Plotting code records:
▬▬▬▬▬▬▬▬▬▬
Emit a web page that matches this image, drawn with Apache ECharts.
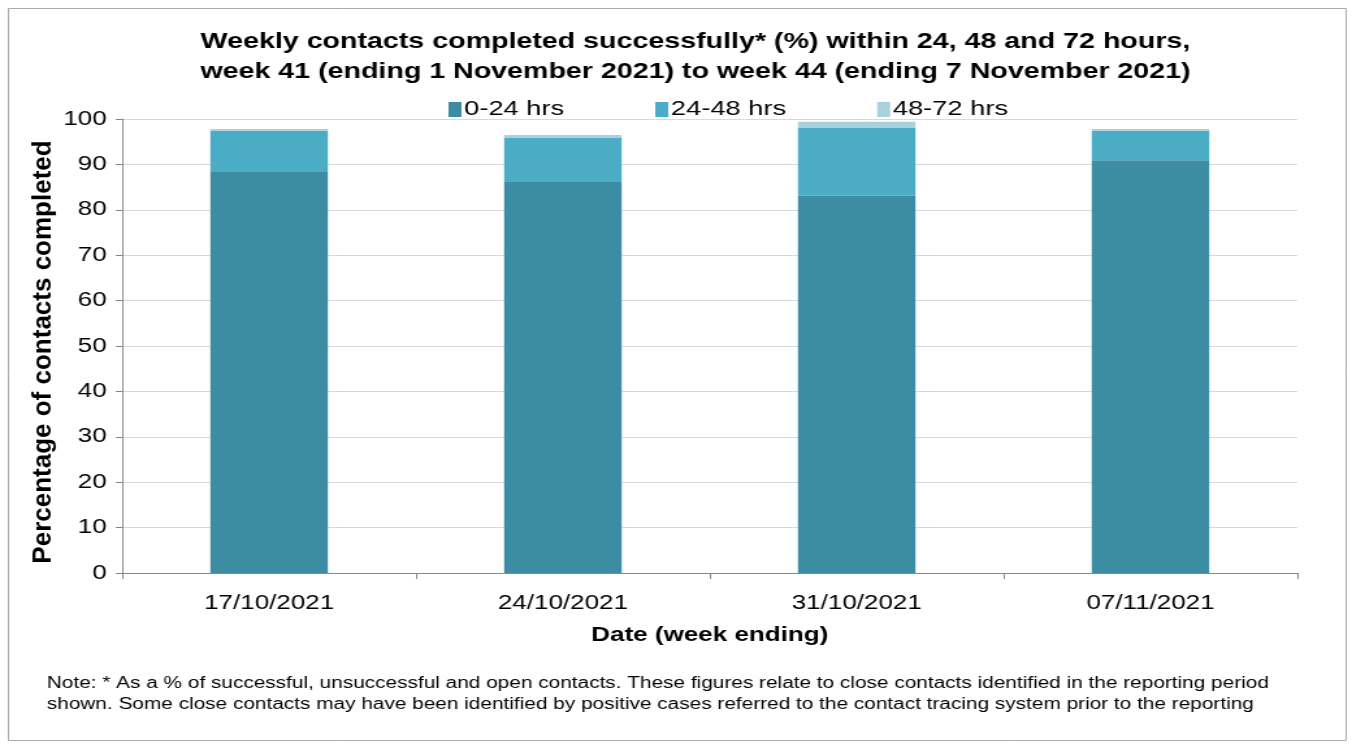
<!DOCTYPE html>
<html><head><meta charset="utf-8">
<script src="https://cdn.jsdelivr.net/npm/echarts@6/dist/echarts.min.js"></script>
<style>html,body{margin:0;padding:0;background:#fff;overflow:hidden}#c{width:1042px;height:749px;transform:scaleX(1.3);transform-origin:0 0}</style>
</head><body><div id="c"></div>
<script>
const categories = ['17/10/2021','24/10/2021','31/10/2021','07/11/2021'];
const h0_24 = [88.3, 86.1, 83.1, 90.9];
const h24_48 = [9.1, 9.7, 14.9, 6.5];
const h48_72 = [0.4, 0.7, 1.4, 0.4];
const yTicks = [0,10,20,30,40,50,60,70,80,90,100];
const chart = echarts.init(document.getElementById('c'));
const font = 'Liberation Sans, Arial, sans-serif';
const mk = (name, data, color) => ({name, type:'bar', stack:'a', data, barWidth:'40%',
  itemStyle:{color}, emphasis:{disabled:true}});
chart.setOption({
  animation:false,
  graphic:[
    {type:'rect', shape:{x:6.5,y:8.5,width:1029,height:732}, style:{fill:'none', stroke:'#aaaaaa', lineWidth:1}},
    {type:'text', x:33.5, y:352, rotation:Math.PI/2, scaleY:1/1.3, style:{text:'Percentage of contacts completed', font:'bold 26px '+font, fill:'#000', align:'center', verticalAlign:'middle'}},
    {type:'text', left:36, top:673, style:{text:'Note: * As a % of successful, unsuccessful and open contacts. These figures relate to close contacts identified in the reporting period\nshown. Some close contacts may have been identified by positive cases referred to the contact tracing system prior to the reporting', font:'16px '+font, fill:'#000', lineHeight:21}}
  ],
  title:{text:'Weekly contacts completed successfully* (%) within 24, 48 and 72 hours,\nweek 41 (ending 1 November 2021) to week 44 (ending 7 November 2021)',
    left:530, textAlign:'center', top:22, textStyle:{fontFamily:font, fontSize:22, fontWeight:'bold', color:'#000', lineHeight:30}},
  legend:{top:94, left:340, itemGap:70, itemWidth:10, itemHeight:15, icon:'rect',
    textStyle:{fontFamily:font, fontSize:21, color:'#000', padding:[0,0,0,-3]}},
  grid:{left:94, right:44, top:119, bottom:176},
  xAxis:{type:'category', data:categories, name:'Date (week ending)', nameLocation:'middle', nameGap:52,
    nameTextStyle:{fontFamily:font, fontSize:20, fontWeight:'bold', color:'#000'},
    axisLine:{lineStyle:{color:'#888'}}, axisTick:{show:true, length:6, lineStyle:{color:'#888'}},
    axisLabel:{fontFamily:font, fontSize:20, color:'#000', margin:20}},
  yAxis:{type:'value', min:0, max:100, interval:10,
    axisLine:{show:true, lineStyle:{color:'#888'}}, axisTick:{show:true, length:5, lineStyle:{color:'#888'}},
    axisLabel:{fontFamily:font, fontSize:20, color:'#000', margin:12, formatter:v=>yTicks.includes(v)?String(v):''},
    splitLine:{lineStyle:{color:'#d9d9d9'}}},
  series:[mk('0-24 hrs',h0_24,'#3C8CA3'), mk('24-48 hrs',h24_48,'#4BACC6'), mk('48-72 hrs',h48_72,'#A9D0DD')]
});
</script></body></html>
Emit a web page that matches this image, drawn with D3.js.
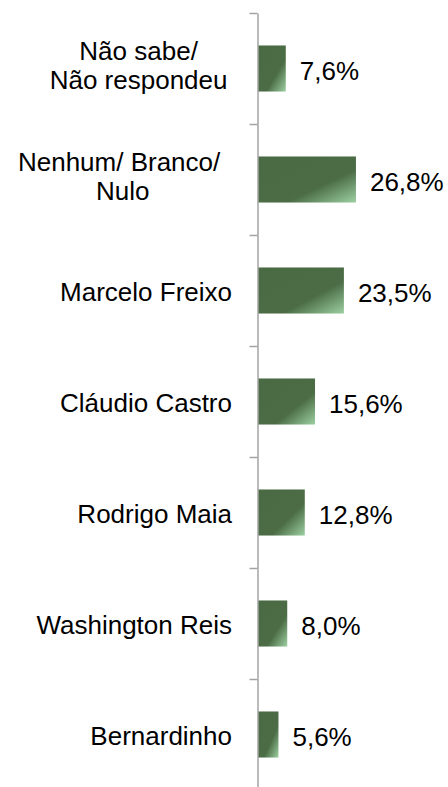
▬▬▬▬▬▬▬▬▬▬
▸ PROBLEM TO SOLVE
Copy out the whole listing exactly, and don't carry over any pictures.

▸ SOLUTION TO THIS EXERCISE
Emit a web page that matches this image, drawn with Apache ECharts.
<!DOCTYPE html>
<html><head><meta charset="utf-8">
<script src="https://cdn.jsdelivr.net/npm/echarts@6/dist/echarts.min.js"></script>
<style>html,body{margin:0;padding:0;background:#fff;overflow:hidden}#c{width:1042px;height:749px;transform:scaleX(1.3);transform-origin:0 0}</style>
</head><body><div id="c"></div>
<script>
const categories = ['17/10/2021','24/10/2021','31/10/2021','07/11/2021'];
const h0_24 = [88.3, 86.1, 83.1, 90.9];
const h24_48 = [9.1, 9.7, 14.9, 6.5];
const h48_72 = [0.4, 0.7, 1.4, 0.4];
const yTicks = [0,10,20,30,40,50,60,70,80,90,100];
const chart = echarts.init(document.getElementById('c'));
const font = 'Liberation Sans, Arial, sans-serif';
const mk = (name, data, color) => ({name, type:'bar', stack:'a', data, barWidth:'40%',
  itemStyle:{color}, emphasis:{disabled:true}});
chart.setOption({
  animation:false,
  graphic:[
    {type:'rect', shape:{x:6.5,y:8.5,width:1029,height:732}, style:{fill:'none', stroke:'#aaaaaa', lineWidth:1}},
    {type:'text', x:33.5, y:352, rotation:Math.PI/2, scaleY:1/1.3, style:{text:'Percentage of contacts completed', font:'bold 26px '+font, fill:'#000', align:'center', verticalAlign:'middle'}},
    {type:'text', left:36, top:673, style:{text:'Note: * As a % of successful, unsuccessful and open contacts. These figures relate to close contacts identified in the reporting period\nshown. Some close contacts may have been identified by positive cases referred to the contact tracing system prior to the reporting', font:'16px '+font, fill:'#000', lineHeight:21}}
  ],
  title:{text:'Weekly contacts completed successfully* (%) within 24, 48 and 72 hours,\nweek 41 (ending 1 November 2021) to week 44 (ending 7 November 2021)',
    left:530, textAlign:'center', top:22, textStyle:{fontFamily:font, fontSize:22, fontWeight:'bold', color:'#000', lineHeight:30}},
  legend:{top:94, left:340, itemGap:70, itemWidth:10, itemHeight:15, icon:'rect',
    textStyle:{fontFamily:font, fontSize:21, color:'#000', padding:[0,0,0,-3]}},
  grid:{left:94, right:44, top:119, bottom:176},
  xAxis:{type:'category', data:categories, name:'Date (week ending)', nameLocation:'middle', nameGap:52,
    nameTextStyle:{fontFamily:font, fontSize:20, fontWeight:'bold', color:'#000'},
    axisLine:{lineStyle:{color:'#888'}}, axisTick:{show:true, length:6, lineStyle:{color:'#888'}},
    axisLabel:{fontFamily:font, fontSize:20, color:'#000', margin:20}},
  yAxis:{type:'value', min:0, max:100, interval:10,
    axisLine:{show:true, lineStyle:{color:'#888'}}, axisTick:{show:true, length:5, lineStyle:{color:'#888'}},
    axisLabel:{fontFamily:font, fontSize:20, color:'#000', margin:12, formatter:v=>yTicks.includes(v)?String(v):''},
    splitLine:{lineStyle:{color:'#d9d9d9'}}},
  series:[mk('0-24 hrs',h0_24,'#3C8CA3'), mk('24-48 hrs',h24_48,'#4BACC6'), mk('48-72 hrs',h48_72,'#A9D0DD')]
});
</script></body></html>
Emit a web page that matches this image, drawn with D3.js.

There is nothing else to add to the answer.